We have assumed (i) that the specific sale of Common Stock will be duly authorized by the Board of Directors of the Company, a duly authorized committee thereof or a person or body pursuant to an authorization granted in accordance with Section 152 of the General Corporation Law of the State of Delaware (the “DGCL”) and (ii) that no more than 20,666,667 shares of Common Stock will be sold.
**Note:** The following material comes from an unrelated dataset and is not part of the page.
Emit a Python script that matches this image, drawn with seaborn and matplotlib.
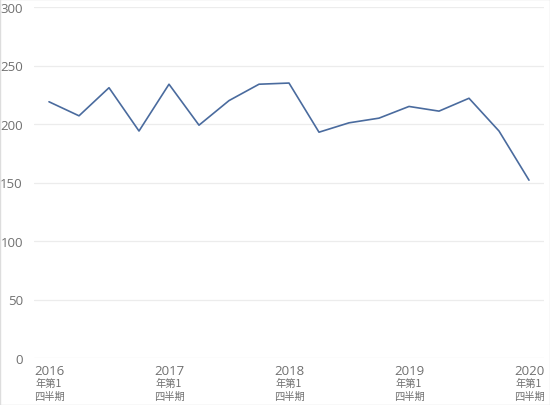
import matplotlib
matplotlib.use("Agg")
import matplotlib.pyplot as plt
import matplotlib.transforms as mtransforms
import seaborn as sns
import pandas as pd

quarters = ["2016Q1","2016Q2","2016Q3","2016Q4","2017Q1","2017Q2","2017Q3","2017Q4",
            "2018Q1","2018Q2","2018Q3","2018Q4","2019Q1","2019Q2","2019Q3","2019Q4","2020Q1"]
values = [219, 207, 231, 194, 234, 199, 220, 234, 235, 193, 201, 205, 215, 211, 222, 194, 152]
year_labels = ["2016", "2017", "2018", "2019", "2020"]
sub_line1 = "年第1"
sub_line2 = "四半期"
y_ticks = [0, 50, 100, 150, 200, 250, 300]

df = pd.DataFrame({"idx": range(len(quarters)), "quarter": quarters, "value": values})

sns.set_theme(style="white")
plt.rcParams['font.family'] = ['Open Sans', 'Noto Sans CJK JP', 'DejaVu Sans']

fig = plt.figure(figsize=(5.5, 4.06), dpi=100)
ax = fig.add_axes([34/550, 1-359/406, 510/550, 351/406])

sns.lineplot(data=df, x="idx", y="value", ax=ax, color="#4a6b9e", linewidth=1.2)

ax.set_xlim(-0.5, len(quarters)-0.5)
ax.set_ylim(0, 300)
ax.set_yticks(y_ticks)
tick_pos = [i for i, q in enumerate(quarters) if q.endswith("Q1")]
ax.set_xticks(tick_pos)
ax.set_xticklabels(year_labels)
ax.set_xlabel("")
ax.set_ylabel("")
for s in ax.spines.values():
    s.set_visible(False)
ax.grid(axis="y", color="#ececec", linewidth=0.9)
ax.set_axisbelow(True)
ax.tick_params(axis="both", length=0, labelsize=9.5, colors="#707070")
ax.tick_params(axis="y", pad=8)
ax.tick_params(axis="x", pad=4)

base = ax.get_xaxis_transform()
t1 = base + mtransforms.ScaledTranslation(0, -24.5/100, fig.dpi_scale_trans)
t2 = base + mtransforms.ScaledTranslation(0, -38/100, fig.dpi_scale_trans)
for p in tick_pos:
    ax.text(p, 0, sub_line1, transform=t1, ha="center", va="center",
            fontsize=7.4, color="#707070", family=['Noto Sans CJK JP'], clip_on=False)
    ax.text(p, 0, sub_line2, transform=t2, ha="center", va="center",
            fontsize=7.4, color="#707070", family=['Noto Sans CJK JP'], clip_on=False)

fig.patches.append(plt.Rectangle((0, 0), 1, 1, transform=fig.transFigure,
                                 fill=False, edgecolor="#dddddd", linewidth=1))

fig.savefig("out.png", dpi=100)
We express no opinion to the extent that future issuances of securities of the Company and/or anti-dilution adjustments to outstanding securities of the Company cause the number of shares of Common Stock outstanding or issuable upon conversion or exercise of outstanding securities of the Company to exceed the number of Shares then issuable under the Agreement.

 

Based on the foregoing, we are of the opinion that all corporate proceedings necessary for the authorization, issuance and delivery of the Common Stock have been duly taken and, upon issuance pursuant to the terms of the Agreement and in accordance with the Board Resolutions, the Common Stock will be validly issued, fully paid and nonassessable by the Company.

 

 

   

 

 

InspireMD, Inc.

July 28, 2020

Page 2

 

We hereby consent to the references to our firm in the Prospectus Supplement and to the filing of this opinion by the Company as an exhibit to the Registration Statement. In giving this consent, we do not hereby admit that we come within the category of persons whose consent is required under Section 7 of the Securities Act or the rules and regulations of the Securities and Exchange Commission thereunder.